Biography

Samuel Phillips Huntington (1927–2008) was the Albert J. Weatherhead Professor in the Harvard Department of Government and one of the twentieth century’s most influential and controversial political scientists. The bulk of Huntington’s career was spent teaching and writing at Harvard, interspersed with forays into national, state and local politics.

Huntington wrote or edited seventeen books and produced close to one hundred scholarly articles. He is among the most frequently-cited social scientists of the past century and made significant contributions in the fields of civil-military relations, modernization and democratization theory, American political thought, and international relations. Huntington frequently declared that he and the Harvard Center for International Affairs where he worked were devoted to “policy-relevant basic research.” His work was never value-neutral, and he professed himself an intellectual follower of the Protestant theologian Reinhold Niebuhr.
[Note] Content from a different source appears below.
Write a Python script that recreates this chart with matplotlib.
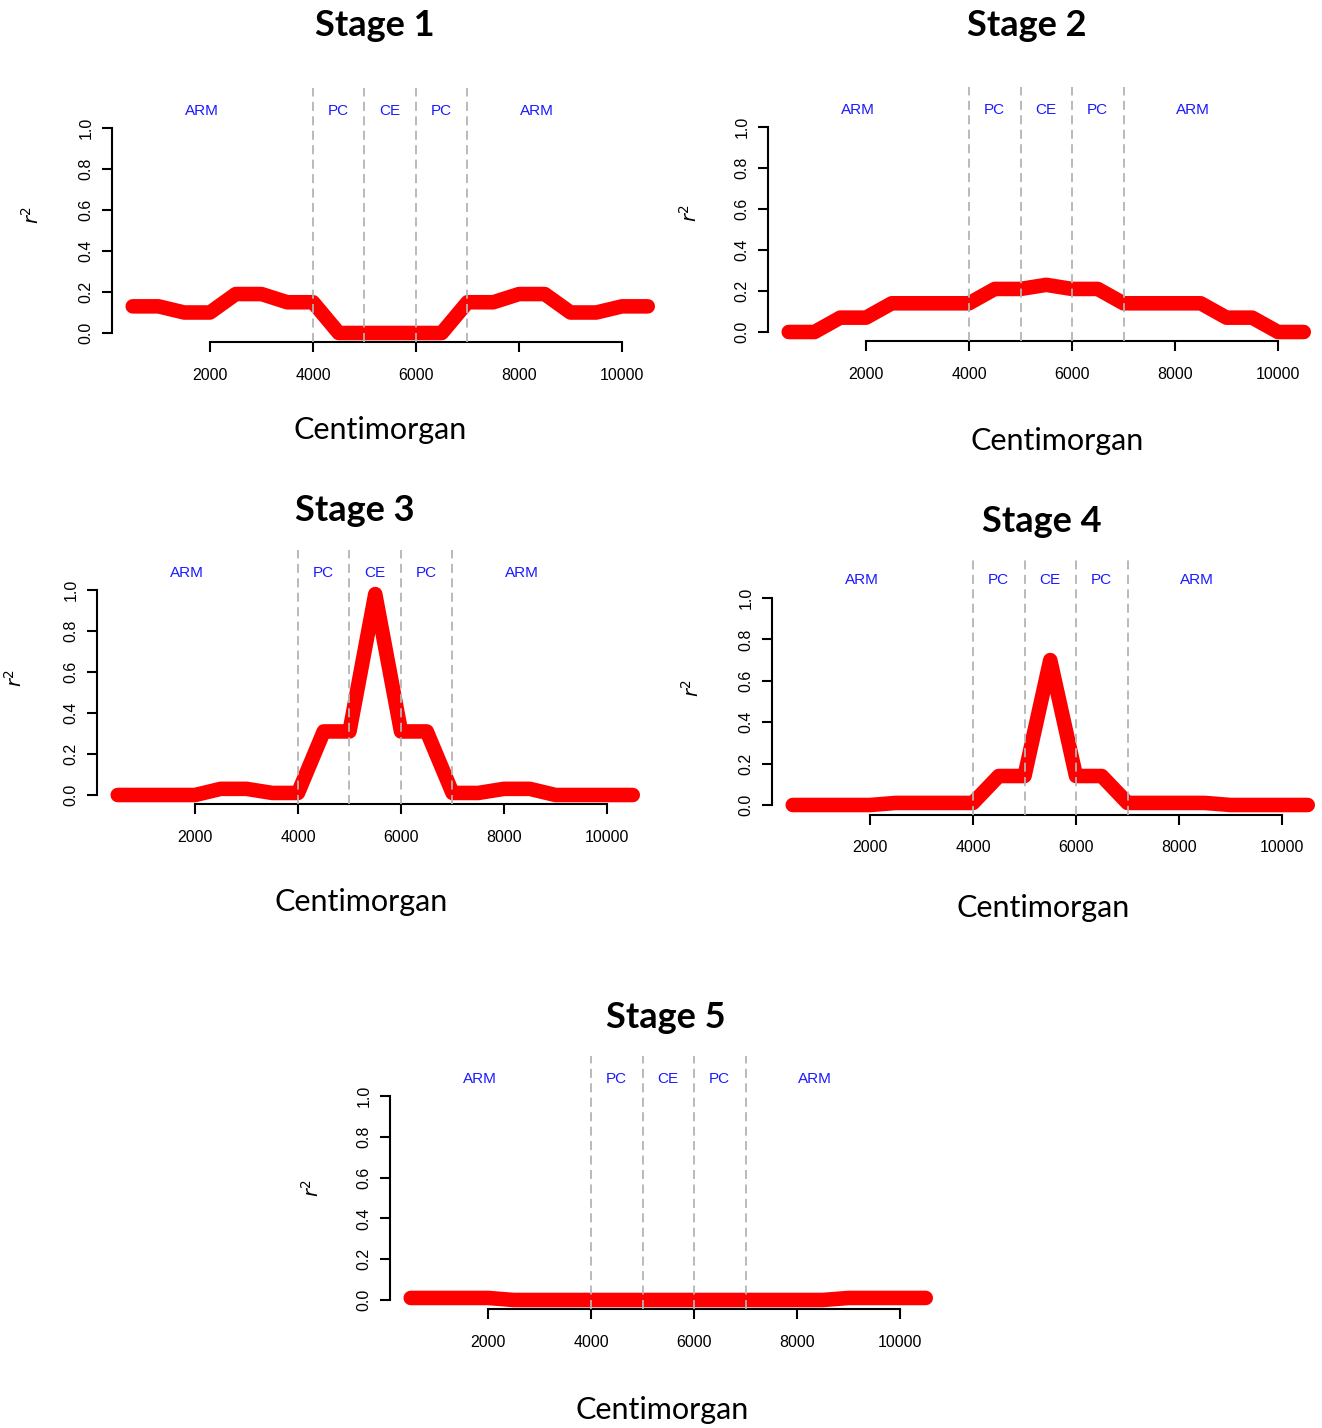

According to the political commentator Robert D. Kaplan, Huntington represented “a dying breed: someone who combines liberal ideals with a deeply conservative understanding of history and foreign policy.” His many students include Francis Fukuyama, Eliot Cohen, Fareed Zakaria, and others now prominent in the academy and politics.

Born in New York City to a middle-class Episcopalian family of writers, Huntington graduated from Stuyvesant High School at age sixteen and went on to complete his B.A. at Yale University “with exceptional distinction” in two and a half years. After serving briefly in the U.S. military, he completed his M.A. at the University of Chicago. He then moved to Harvard University, where, at age 23, a year before submitting his doctorate, he was appointed a junior member of the faculty in the Department of Government. In 1951 he completed his doctoral thesis on the subject of the Interstate Commerce Commission.

A lifelong Democrat, Huntington worked in the 1950s as a speechwriter for Democratic presidential candidate Adlai Stevenson. He met his wife, Nancy, during Stevenson’s 1956 presidential campaign and married her the following year. Huntington’s first book, The Soldier and the State, also appeared in 1957 and treated the subject of civil-military relations. This work has since become a classic in the field. Huntington taught at Columbia University from 1958 to 1962, and in 1963 returned to Harvard, where he remained until his retirement in 2007.

During the 1960s Huntington served as a foreign-policy advisor to Vice-President Hubert Humphrey. In 1967, as a State Department consultant, he produced a hundred-page classified report on the Vietnam War, which was declassified in 1968 and reworked as an article in Foreign Affairs. The State Department report anticipated Huntington’s second major work, also published in 1968, Political Order in Changing Societies. It questioned the U.S. policy of promoting rural development in Vietnam, instead blaming “the absence of an effective structure of authority” for Viet Cong gains. As a result of these opinions and political associations, Huntington came to be reviled by the 1960s radical left, leading to campus demonstrations against him. His home was vandalized with the words, “War Criminal Lives Here,” and the Center for International Affairs where he taught was firebombed.

Huntington remained intermittently active in state and local politics, working for both Edward Kennedy and Boston mayor and presidential hopeful Kevin White. In 1970 he co-founded Foreign Policy magazine. From 1977 to 1978, he served as coordinator of security planning for the National Security Council under President Jimmy Carter. Huntington served for over a decade as an advisor to the Brazilian military regime on the problems of liberalization, and a paper he delivered to the South African Political Science Association in 1981 is often cited as the basis of the policy of reforms and security crackdowns instituted by the government of P.W. Botha, although Huntington was subsequently critical of the South African government. He was twice nominated for and denied membership in the National Academy of Sciences, in 1985 and 1986. During this controversy, Yale mathematician Serge Lang led a campaign accusing Huntington of employing “pseudo-math” in his work Political Order in Changing Societies; many political scientists came to his defense, as did University of Pittsburgh computer scientist, Herbert Simon. He served as president of the American Political Science Association from 1986 to 1987.

Huntington’s The Clash of Civilizations (1996), which drew on his 1993 article with the same title, argued that “the great divisions among humankind and the dominating source of conflict [in the coming generations] will be cultural.” The book was subsequently translated into 39 languages and provoked continuing worldwide debate.

Huntington passed away in 2008 at the age of 81 in Martha’s Vineyard, Massachusetts. Before his death, he expressed the hope that he would be remembered for his patriotism and faith. Obituaries appeared in major newspapers around the world.